I started a further tab in the spreadsheet https://docs.google.com/spreadsheets/d/1gj4BAt-3GmnLy0QS0VS8dFV0YCP6pj2wIme85PC1ZbE/edit#gid=353031662 called "Children and comments", and am going through it. To be completed.

FYI, during the process, I created a ticket for MONDO https://github.com/monarch-initiative/mondo/issues/438.

Minor edits:

zoependlington commented 5 years ago

To Do:

paolaroncaglia commented 5 years ago

Note for OntoTools scrum 1/11/2018: this is now in @zoependlington 's hands, as agreed with her. Thanks Zoe!

zoependlington commented 5 years ago

I have added http://purl.obolibrary.org/obo/MONDO_0018841 http://www.ebi.ac.uk/efo/EFO_0009039 congenital bile acid synthesis defect Congenital bile acid synthesis defect to the mapping file.

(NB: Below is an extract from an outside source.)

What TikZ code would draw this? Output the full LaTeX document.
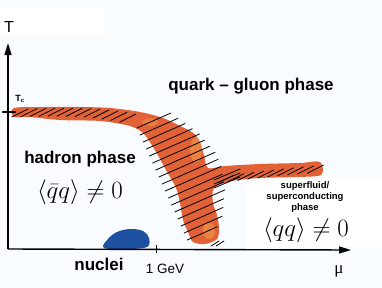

I have also reclassified aplastic anemia.

Outstanding issues:

The part of the makefile that needs to be edited is:

# unmerge imports from edit and add import files

imports/mondo_efo_import.owl: imports/mondo_efo_mappings.tsv imports/mondo_remove.owl
    java -jar ../../bin/mondo-id-switch.jar imports/mondo_efo_mappings.tsv imports/mondo_remove.owl imports/mondo_efo_import.owl && $(ROBOT) -v annotate -i imports/mondo_efo_import.owl --ontology-iri http://www.ebi.ac.uk/efo/imports/mondo_efo_import.owl -o $@

imports/mondo_remove.owl: imports/mondo_import.owl
    $(ROBOT) remove -i $< -T imports/duplicates.txt -o $@
zoependlington commented 5 years ago

Implemented with ROBOT 1.2.0 (updated the bin directory version of ROBOT) however still getting the "duplicated in the mapping file" messages for everything that's in the mapping file. I won't push this edit to GitHub just yet.

zoependlington commented 5 years ago

Added to EFO3. Duplication error remains. Will create new ticket to address this.